On a brighter note some things are happening in relation to Aboriginal
health, which will have direct consequences for Congress and the Tennant
Creek community in general. The Primary Health Care Access Plan is currently
being implemented and will provide the different health zones around
the Northern Territory the opportunity to determine the type of health
service they want and who should provide it.
I am a great advocate for community control. Who better is there to
provide services to the local community but a community controlled health
service that is managed by the community people who use that services.
This health plan is an exciting program, which is going to bring hundreds
of thousands of new health dollars each year into the Barkly Region.
I know it won't be easy implementing this health plan but it will bring
huge benefits to all community members and I would ask that you provide
whatever support you can for this very worthwhile and much needed program.
Who should I thank? There's so many that I won't mention people by name
but I would like thank the Board of Directors and each of the four Chairpersons
of the last three years for their support and guidance.
To all the Congress staff, thank you. Your willingness to work in a
professional manner has made working at Congress a pleasure indeed.
To those community members that have befriended me thank you.
As I said earlier there is something special about Tennant Creek and
I guess that is you, the people that live here. To those business operators
that I have worked with thanks for your service and the opportunity
to keep as much of Congress's money here in Tennant Creek where it belongs.

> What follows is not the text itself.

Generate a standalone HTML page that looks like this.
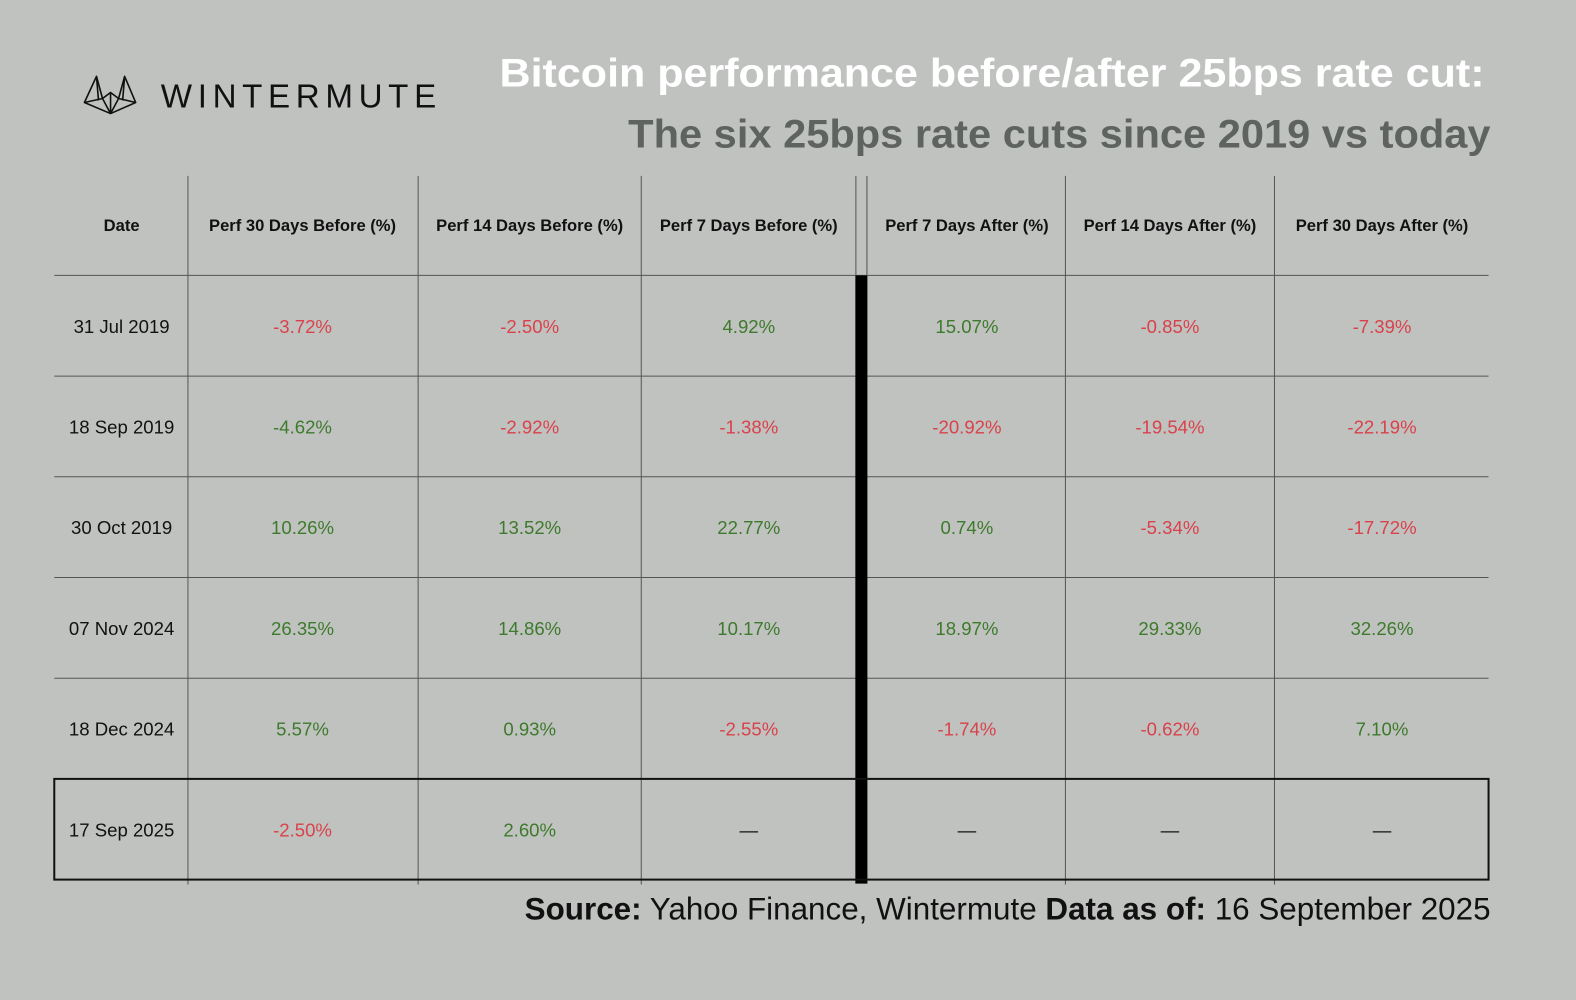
<!DOCTYPE html>
<html><head><meta charset="utf-8"><style>
html,body{margin:0;padding:0;background:#c0c2c0;}
svg{display:block;font-family:"Liberation Sans",sans-serif;}
</style></head><body>
<svg id="chart" width="1576" height="1000" viewBox="0 0 1568 995" preserveAspectRatio="none" xmlns="http://www.w3.org/2000/svg">
<rect width="1568" height="995" fill="#c0c2c0"/>
<g fill="none" stroke="#111" stroke-width="1.6" stroke-linejoin="round">
<path d="M84,102 L96,76 L102,98 L110,92 L118,98 L124,76 L135,102 L110,113 Z"/>
<path d="M84,102 L102,98 L110,113 M135,102 L118,98 L110,113 M110,92 L110,113 M96,76 L98,100 M124,76 L122,100"/>
</g>
<text x="160" y="107" font-size="33" fill="#111" textLength="274" lengthAdjust="spacing">WINTERMUTE</text>
<text x="497" y="86" font-size="40" font-weight="bold" fill="#ffffff" textLength="980" lengthAdjust="spacingAndGlyphs">Bitcoin performance before/after 25bps rate cut:</text>
<text x="625" y="147" font-size="40" font-weight="bold" fill="#5f6360" textLength="858" lengthAdjust="spacingAndGlyphs">The six 25bps rate cuts since 2019 vs today</text>
<g id="table"></g>
<text x="522" y="915" font-size="31" fill="#111" textLength="961" lengthAdjust="spacingAndGlyphs"><tspan font-weight="bold">Source:</tspan> Yahoo Finance, Wintermute <tspan font-weight="bold">Data as of:</tspan> 16 September 2025</text>
</svg>
<script>
const headers = ["Date","Perf 30 Days Before (%)","Perf 14 Days Before (%)","Perf 7 Days Before (%)","Perf 7 Days After (%)","Perf 14 Days After (%)","Perf 30 Days After (%)"];
const dates = ["31 Jul 2019","18 Sep 2019","30 Oct 2019","07 Nov 2024","18 Dec 2024","17 Sep 2025"];
const perf30Before = [-3.72,-4.62,10.26,26.35,5.57,-2.50];
const perf14Before = [-2.50,-2.92,13.52,14.86,0.93,2.60];
const perf7Before = [4.92,-1.38,22.77,10.17,-2.55,null];
const perf7After = [15.07,-20.92,0.74,18.97,-1.74,null];
const perf14After = [-0.85,-19.54,-5.34,29.33,-0.62,null];
const perf30After = [-7.39,-22.19,-17.72,32.26,7.10,null];
// -4.62 shown in green in the reference
const colorOverride = {"1-0":"green"};
const series = [perf30Before,perf14Before,perf7Before,perf7After,perf14After,perf30After];
(function(){
const NS="http://www.w3.org/2000/svg";
const g=document.getElementById('table');
const L=54,R=1481,tableTop=175,headB=274,rowH=100.2;
const colLines=[187,416,638,1060,1268];
const centers=[121,301,527,745,962,1164,1375];
function el(t,a){const e=document.createElementNS(NS,t);for(const k in a)e.setAttribute(k,a[k]);g.appendChild(e);return e;}
const rowY=i=>headB+i*rowH;
const bottom=rowY(dates.length);
colLines.forEach((x)=>{const e=el('line',{x1:x,x2:x,y1:tableTop,y2:bottom+5,stroke:'#555','stroke-width':1});

});
for(let i=0;i<dates.length;i++){const e=el('line',{x1:L,x2:R,y1:rowY(i),y2:rowY(i),stroke:'#555','stroke-width':1});

}
let s1=el('line',{x1:851.5,x2:851.5,y1:tableTop,y2:headB,stroke:'#777','stroke-width':1.5});


let s2=el('line',{x1:862.5,x2:862.5,y1:tableTop,y2:headB,stroke:'#777','stroke-width':1.5});


let sb=el('rect',{x:851,y:headB,width:12,height:bottom-headB+4,fill:'#000'});


let hb=el('rect',{x:L,y:rowY(dates.length-1),width:R-L,height:rowH,fill:'none',stroke:'#111','stroke-width':2});


headers.forEach((h,i)=>{const t=el('text',{x:centers[i],y:230,'font-size':16.5,'font-weight':'bold',fill:'#111','text-anchor':'middle'});t.textContent=h;

});
dates.forEach((d,r)=>{const cy=rowY(r)+rowH/2+7;
const t=el('text',{x:centers[0],y:cy,'font-size':18.5,fill:'#111','text-anchor':'middle'});t.textContent=d;


series.forEach((s,c)=>{const v=s[r];let txt,fill;
if(v===null){txt='—';fill='#111';}else{txt=v.toFixed(2)+'%';const ov=colorOverride[r+'-'+c];
fill=(ov==='green'||(!ov&&v>=0))?'#3d7a2c':'#d9424a';}
const e=el('text',{x:centers[c+1],y:cy,'font-size':18.5,fill:fill,'text-anchor':'middle'});e.textContent=txt;

});});
})();
</script>
</body></html>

In conclusion I would like to say that I have really enjoyed my time
at congress and living in Tennant Creek. I am feeling sad about leaving
and I will take many memories away with me. I will try to visit whenever
Once again thank you to all. It really has been a pleasure.
Ronald Plummer, Archie Allen Jangala, DM, May Phillips
Nungaray, Carol Fitz-Slade, Judy Nixon, D Williams Nakamarra at the Tennant
Creek Council Chambers for DMs farewell.